The material below includes pictures; leave them out and return only the lines between the line containing "Recreate this image" and the line containing "highlight = 5", inclusive, word for word.

- _ROWS_
— Begin —

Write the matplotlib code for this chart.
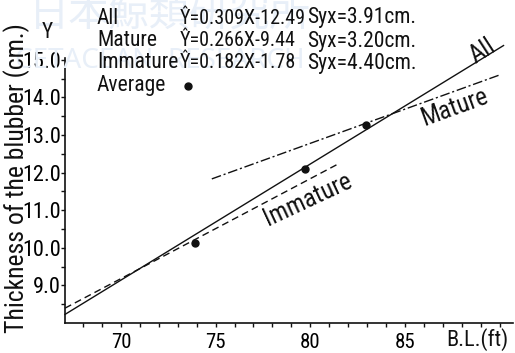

— End —
— Begin —

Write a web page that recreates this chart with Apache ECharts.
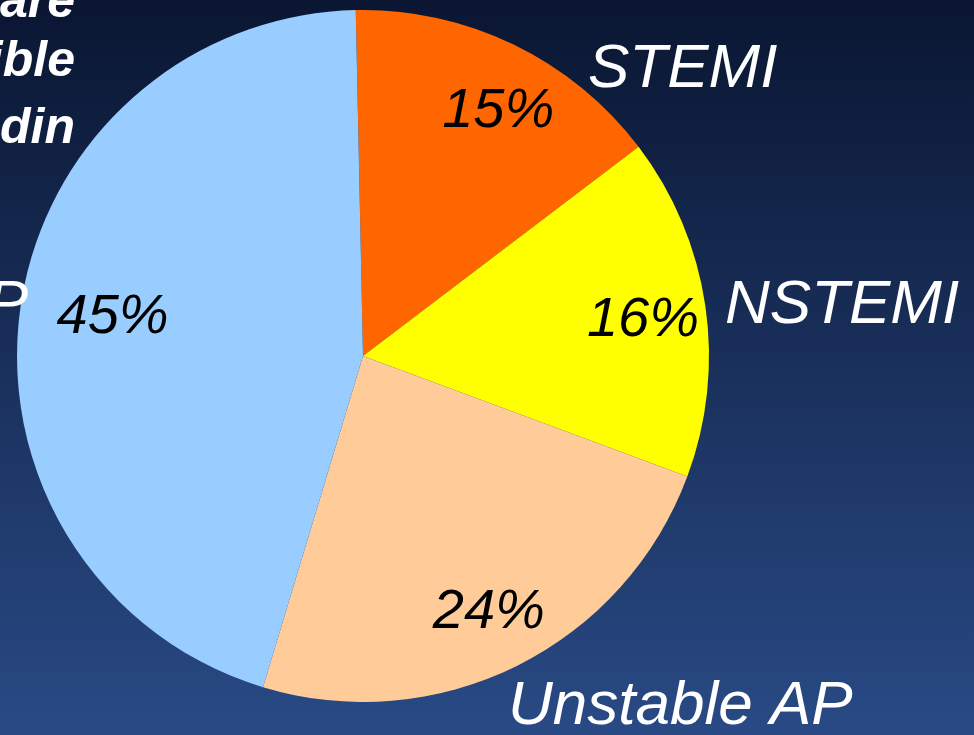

— End —
— Begin —

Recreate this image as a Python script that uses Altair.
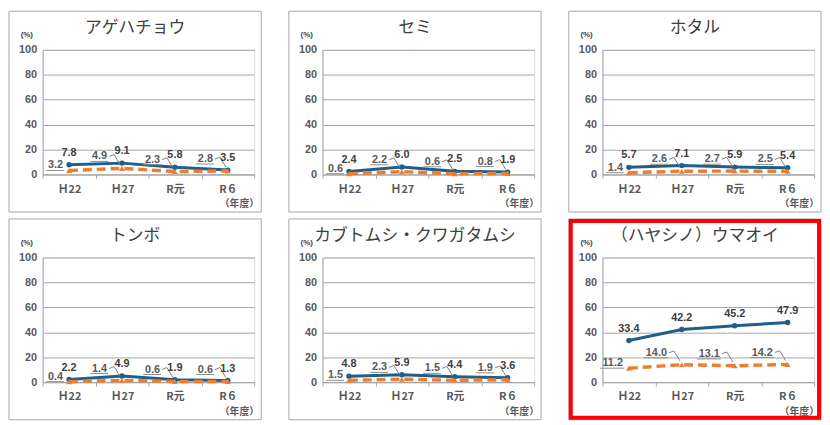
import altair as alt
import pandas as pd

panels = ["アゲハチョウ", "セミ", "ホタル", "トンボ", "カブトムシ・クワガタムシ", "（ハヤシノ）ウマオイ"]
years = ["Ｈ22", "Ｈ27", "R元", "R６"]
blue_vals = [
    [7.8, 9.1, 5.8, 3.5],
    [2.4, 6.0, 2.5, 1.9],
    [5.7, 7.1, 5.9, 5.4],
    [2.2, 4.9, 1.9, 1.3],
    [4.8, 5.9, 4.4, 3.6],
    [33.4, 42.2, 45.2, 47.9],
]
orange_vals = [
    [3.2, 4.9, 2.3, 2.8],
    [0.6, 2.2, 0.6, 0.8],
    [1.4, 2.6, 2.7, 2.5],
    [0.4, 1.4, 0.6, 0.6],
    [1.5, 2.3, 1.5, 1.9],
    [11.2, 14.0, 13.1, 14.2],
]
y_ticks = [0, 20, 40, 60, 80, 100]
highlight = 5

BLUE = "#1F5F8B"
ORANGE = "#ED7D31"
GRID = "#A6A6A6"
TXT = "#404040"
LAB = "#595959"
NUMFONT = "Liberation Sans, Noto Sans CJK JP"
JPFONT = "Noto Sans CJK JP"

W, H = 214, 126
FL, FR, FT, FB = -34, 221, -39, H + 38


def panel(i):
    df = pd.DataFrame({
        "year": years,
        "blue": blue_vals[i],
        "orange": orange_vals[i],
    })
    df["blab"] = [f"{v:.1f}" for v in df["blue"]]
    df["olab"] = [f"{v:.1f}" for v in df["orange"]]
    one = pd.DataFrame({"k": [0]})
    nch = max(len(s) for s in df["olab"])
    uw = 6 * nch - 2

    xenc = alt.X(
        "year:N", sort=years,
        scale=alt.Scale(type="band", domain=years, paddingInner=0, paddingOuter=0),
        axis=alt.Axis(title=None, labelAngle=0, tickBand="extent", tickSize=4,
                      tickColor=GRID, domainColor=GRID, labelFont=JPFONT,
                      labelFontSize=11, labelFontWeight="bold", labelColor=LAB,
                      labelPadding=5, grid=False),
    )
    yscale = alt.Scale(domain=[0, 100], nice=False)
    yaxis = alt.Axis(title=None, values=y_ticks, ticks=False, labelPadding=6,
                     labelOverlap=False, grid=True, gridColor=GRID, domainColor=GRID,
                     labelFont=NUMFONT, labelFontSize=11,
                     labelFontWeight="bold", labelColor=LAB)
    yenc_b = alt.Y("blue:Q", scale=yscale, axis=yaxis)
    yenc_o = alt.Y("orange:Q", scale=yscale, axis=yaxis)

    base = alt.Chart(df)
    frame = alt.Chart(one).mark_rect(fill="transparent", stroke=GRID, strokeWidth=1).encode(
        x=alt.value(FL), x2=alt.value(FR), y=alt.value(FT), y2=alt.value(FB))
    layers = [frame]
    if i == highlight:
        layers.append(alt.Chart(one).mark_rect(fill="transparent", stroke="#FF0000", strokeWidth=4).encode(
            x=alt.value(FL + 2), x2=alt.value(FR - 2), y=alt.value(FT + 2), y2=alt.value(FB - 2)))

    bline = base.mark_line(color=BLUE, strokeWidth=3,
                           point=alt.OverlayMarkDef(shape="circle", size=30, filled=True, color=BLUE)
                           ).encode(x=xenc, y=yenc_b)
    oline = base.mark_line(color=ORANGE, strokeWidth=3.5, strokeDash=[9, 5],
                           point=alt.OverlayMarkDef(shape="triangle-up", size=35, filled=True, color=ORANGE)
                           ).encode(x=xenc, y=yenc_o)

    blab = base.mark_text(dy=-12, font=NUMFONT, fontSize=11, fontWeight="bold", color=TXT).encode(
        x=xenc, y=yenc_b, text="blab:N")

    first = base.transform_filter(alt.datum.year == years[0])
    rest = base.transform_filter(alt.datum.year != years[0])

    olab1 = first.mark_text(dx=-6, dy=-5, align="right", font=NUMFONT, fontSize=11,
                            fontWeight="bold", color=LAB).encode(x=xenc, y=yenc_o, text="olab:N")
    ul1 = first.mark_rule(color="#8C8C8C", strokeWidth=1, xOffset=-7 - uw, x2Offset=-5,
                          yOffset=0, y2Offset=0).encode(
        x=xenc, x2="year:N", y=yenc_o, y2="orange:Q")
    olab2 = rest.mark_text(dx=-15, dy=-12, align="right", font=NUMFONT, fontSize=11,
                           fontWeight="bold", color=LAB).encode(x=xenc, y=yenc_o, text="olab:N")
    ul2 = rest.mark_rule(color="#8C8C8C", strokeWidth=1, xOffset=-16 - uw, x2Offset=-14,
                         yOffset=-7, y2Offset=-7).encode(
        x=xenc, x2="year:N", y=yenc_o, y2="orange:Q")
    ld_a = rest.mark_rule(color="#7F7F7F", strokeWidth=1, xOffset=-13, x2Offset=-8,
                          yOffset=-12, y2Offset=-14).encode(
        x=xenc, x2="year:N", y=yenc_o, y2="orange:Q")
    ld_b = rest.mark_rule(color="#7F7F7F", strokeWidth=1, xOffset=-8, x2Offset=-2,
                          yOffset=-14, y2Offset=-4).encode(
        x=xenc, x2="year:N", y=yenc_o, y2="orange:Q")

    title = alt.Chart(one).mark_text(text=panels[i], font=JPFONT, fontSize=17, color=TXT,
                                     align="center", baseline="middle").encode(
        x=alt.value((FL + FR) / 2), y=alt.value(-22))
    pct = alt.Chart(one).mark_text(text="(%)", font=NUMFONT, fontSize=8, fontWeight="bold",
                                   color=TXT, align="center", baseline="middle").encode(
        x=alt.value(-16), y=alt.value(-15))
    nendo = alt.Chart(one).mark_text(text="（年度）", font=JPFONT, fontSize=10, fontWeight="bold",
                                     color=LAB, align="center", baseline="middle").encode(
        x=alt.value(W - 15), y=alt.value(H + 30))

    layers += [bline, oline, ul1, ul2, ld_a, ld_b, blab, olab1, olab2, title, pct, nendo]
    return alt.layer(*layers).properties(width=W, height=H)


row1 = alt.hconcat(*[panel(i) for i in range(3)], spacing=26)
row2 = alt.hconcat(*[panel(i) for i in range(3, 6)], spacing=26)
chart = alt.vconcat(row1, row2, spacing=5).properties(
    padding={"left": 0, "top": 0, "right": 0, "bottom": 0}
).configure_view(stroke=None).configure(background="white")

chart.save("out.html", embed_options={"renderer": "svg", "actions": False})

— End —

- _RESULT OF THIS EXERCISE_
Recreate this image as a Python script that uses Altair.
import altair as alt
import pandas as pd

panels = ["アゲハチョウ", "セミ", "ホタル", "トンボ", "カブトムシ・クワガタムシ", "（ハヤシノ）ウマオイ"]
years = ["Ｈ22", "Ｈ27", "R元", "R６"]
blue_vals = [
    [7.8, 9.1, 5.8, 3.5],
    [2.4, 6.0, 2.5, 1.9],
    [5.7, 7.1, 5.9, 5.4],
    [2.2, 4.9, 1.9, 1.3],
    [4.8, 5.9, 4.4, 3.6],
    [33.4, 42.2, 45.2, 47.9],
]
orange_vals = [
    [3.2, 4.9, 2.3, 2.8],
    [0.6, 2.2, 0.6, 0.8],
    [1.4, 2.6, 2.7, 2.5],
    [0.4, 1.4, 0.6, 0.6],
    [1.5, 2.3, 1.5, 1.9],
    [11.2, 14.0, 13.1, 14.2],
]
y_ticks = [0, 20, 40, 60, 80, 100]
highlight = 5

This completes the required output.